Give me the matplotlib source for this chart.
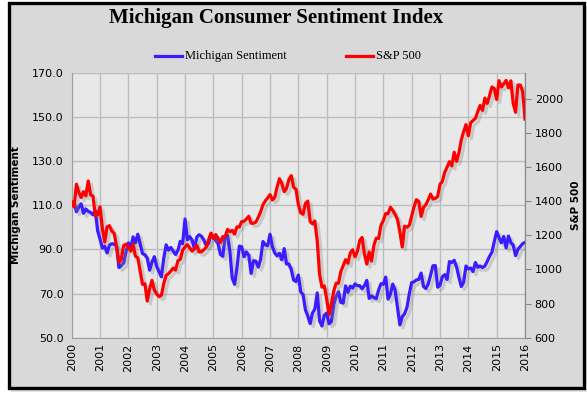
import numpy as np
import matplotlib
matplotlib.use("Agg")
import matplotlib.pyplot as plt
import matplotlib.patheffects as pe
from matplotlib.patches import Rectangle

title = "Michigan Consumer Sentiment Index"
series_names = ["Michigan Sentiment", "S&P 500"]
start_year = 2000

michigan = [
    112.0, 111.3, 107.1, 109.2, 110.7, 106.4, 108.3, 107.3, 106.8, 105.8, 107.6, 98.4,
    94.7, 90.6, 91.5, 88.4, 92.0, 92.6, 92.4, 91.5, 81.8, 82.7, 83.9, 88.8,
    93.0, 90.7, 95.7, 93.0, 96.9, 92.4, 88.1, 87.6, 86.1, 80.6, 84.2, 86.7,
    82.4, 79.9, 77.6, 86.0, 92.1, 89.7, 90.9, 89.3, 87.7, 89.6, 93.7, 92.6,
    103.8, 94.4, 95.8, 94.2, 90.2, 95.6, 96.7, 95.9, 94.2, 91.7, 92.8, 97.1,
    95.5, 94.1, 92.6, 87.7, 86.9, 96.0, 96.5, 89.1, 76.9, 74.2, 81.6, 91.5,
    91.2, 86.7, 88.9, 87.4, 79.1, 84.9, 84.7, 82.0, 85.4, 93.6, 92.1, 91.7,
    96.9, 91.3, 88.4, 87.1, 88.3, 85.3, 90.4, 83.4, 83.4, 80.9, 76.1, 75.5,
    78.4, 70.8, 69.5, 62.6, 59.8, 56.4, 61.2, 63.0, 70.3, 57.6, 55.3, 60.1,
    61.2, 56.3, 57.3, 65.1, 68.7, 70.8, 66.0, 65.7, 73.5, 70.6, 73.4, 72.5,
    74.4, 73.6, 73.6, 72.2, 73.6, 76.0, 67.8, 68.9, 68.2, 67.7, 71.6, 74.5,
    74.2, 77.5, 67.5, 69.8, 74.3, 71.5, 63.7, 55.8, 59.5, 60.8, 63.7, 69.9,
    75.0, 75.3, 76.2, 76.4, 79.3, 73.2, 72.3, 74.3, 78.3, 82.6, 82.7, 72.9,
    73.8, 77.6, 78.6, 76.4, 84.5, 84.1, 85.1, 82.1, 77.5, 73.2, 75.1, 82.5,
    81.2, 81.6, 80.0, 84.1, 81.9, 82.5, 81.8, 82.5, 84.6, 86.9, 88.8, 93.6,
    98.1, 95.4, 93.0, 95.9, 90.7, 96.1, 93.1, 91.9, 87.2, 90.0, 91.3, 92.6,
    93.2,
]

sp500 = [
    1394, 1366, 1499, 1452, 1421, 1455, 1431, 1518, 1437, 1429, 1315, 1320,
    1366, 1240, 1160, 1249, 1256, 1224, 1211, 1134, 1041, 1060, 1139, 1148,
    1130, 1107, 1147, 1077, 1067, 990, 912, 916, 815, 886, 936, 880,
    856, 841, 848, 917, 964, 975, 990, 1008, 996, 1051, 1058, 1112,
    1131, 1145, 1126, 1107, 1121, 1141, 1102, 1104, 1115, 1130, 1174, 1212,
    1181, 1204, 1181, 1157, 1192, 1191, 1234, 1220, 1229, 1207, 1249, 1248,
    1280, 1281, 1295, 1311, 1270, 1270, 1277, 1304, 1336, 1378, 1401, 1418,
    1438, 1407, 1421, 1482, 1531, 1503, 1455, 1474, 1527, 1549, 1481, 1468,
    1379, 1331, 1323, 1386, 1400, 1280, 1267, 1283, 1166, 969, 896, 903,
    826, 735, 798, 873, 919, 919, 987, 1021, 1057, 1036, 1096, 1115,
    1074, 1104, 1169, 1187, 1089, 1031, 1102, 1049, 1141, 1183, 1181, 1258,
    1286, 1327, 1326, 1364, 1345, 1321, 1292, 1219, 1131, 1253, 1247, 1258,
    1312, 1366, 1408, 1398, 1310, 1362, 1379, 1407, 1441, 1412, 1416, 1426,
    1498, 1515, 1569, 1598, 1631, 1606, 1686, 1633, 1682, 1757, 1806, 1848,
    1783, 1859, 1872, 1884, 1924, 1960, 1931, 2003, 1972, 2018, 2068, 2059,
    1995, 2105, 2068, 2086, 2107, 2063, 2104, 1972, 1920, 2079, 2080, 2044,
    1880,
]

year_ticks = list(range(2000, 2017))
left_ticks = [50, 70, 90, 110, 130, 150, 170]
right_ticks = [600, 800, 1000, 1200, 1400, 1600, 1800, 2000]

x = start_year + np.arange(len(michigan)) / 12.0
x2 = start_year + np.arange(len(sp500)) / 12.0

W, H = 587, 398
fig = plt.figure(figsize=(W / 100, H / 100), dpi=100)
fig.patch.set_facecolor("white")

# outer frame with soft shadow
fig.patches.append(Rectangle((11 / W, 1 - 392 / H), 576 / W, 386 / H,
                             transform=fig.transFigure, facecolor="#d0d0d0",
                             edgecolor="none", zorder=-3, alpha=0.6))
fig.patches.append(Rectangle((8.5 / W, 1 - 388 / H), 575 / W, 385 / H,
                             transform=fig.transFigure, facecolor="#d9d9d9",
                             edgecolor="black", linewidth=2.4, zorder=-2))

ax = fig.add_axes([71.7 / W, 1 - 337.7 / H, (525 - 71.7) / W, (337.7 - 73) / H])
ax.set_facecolor("#e8e8e8")
ax2 = ax.twinx()

shadow = [pe.SimpleLineShadow(offset=(2.2, -2.2), shadow_color="#808080", alpha=0.3),
          pe.Normal()]

ax2.plot(x2, sp500, color="#ff0000", linewidth=2.3, path_effects=shadow, solid_joinstyle="round")
ax.plot(x, michigan, color="#3a1cff", linewidth=2.3, path_effects=shadow, solid_joinstyle="round")

ax.set_zorder(1)
ax2.set_zorder(2)
ax.patch.set_visible(True)
ax2.patch.set_visible(False)

ax.set_xlim(2000, 2016)
ax.set_ylim(50, 170)
ax2.set_ylim(600, 2150)
ax.set_xticks(year_ticks)
ax.set_xticklabels([str(y) for y in year_ticks], rotation=90, fontsize=8)
ax.set_yticks(left_ticks)
ax.set_yticklabels([f"{v:.1f}" for v in left_ticks], fontsize=8)
ax2.set_yticks(right_ticks)
ax2.set_yticklabels([str(v) for v in right_ticks], fontsize=8)

ax.grid(True, color="#bdbdbd", linewidth=1.0)
ax.set_axisbelow(True)
ax.tick_params(axis="y", length=0, pad=6)
ax.tick_params(axis="x", length=0, pad=4)
ax2.tick_params(axis="y", length=4, color="#888888", pad=3)

for a in (ax, ax2):
    for s in a.spines.values():
        s.set_color("#a0a0a0")
    a.spines["top"].set_visible(False)
ax2.spines["right"].set_color("#888888")
ax2.spines["left"].set_visible(False)
ax2.spines["bottom"].set_visible(False)

ax.set_ylabel("Michigan Sentiment", fontsize=7.5, fontweight="bold", labelpad=8)
ax2.set_ylabel("S&P 500", fontsize=7.5, fontweight="bold", labelpad=6)

fig.text(276 / W, 1 - 18 / H, title, ha="center", va="center",
         fontsize=15, fontweight="bold", family="Liberation Serif")

# legend
fig.lines.append(plt.Line2D([155 / W, 182 / W], [1 - 56 / H, 1 - 56 / H], color="#3a1cff",
                            linewidth=2.3, transform=fig.transFigure))
fig.text(185 / W, 1 - 56 / H, series_names[0], ha="left", va="center", fontsize=9,
         family="Liberation Serif")
fig.lines.append(plt.Line2D([346 / W, 373 / W], [1 - 56 / H, 1 - 56 / H], color="#ff0000",
                            linewidth=2.3, transform=fig.transFigure))
fig.text(376 / W, 1 - 56 / H, series_names[1], ha="left", va="center", fontsize=9,
         family="Liberation Serif")

fig.savefig("out.png", dpi=100)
§
PROBLEM STATEMENT — Leave out any pictures and return exactly the lines from the beginning of the data through the line with "start_year = 2000", inclusive.

OUTPUT FOR THIS TASK —
Give me the matplotlib source for this chart.
import numpy as np
import matplotlib
matplotlib.use("Agg")
import matplotlib.pyplot as plt
import matplotlib.patheffects as pe
from matplotlib.patches import Rectangle

title = "Michigan Consumer Sentiment Index"
series_names = ["Michigan Sentiment", "S&P 500"]
start_year = 2000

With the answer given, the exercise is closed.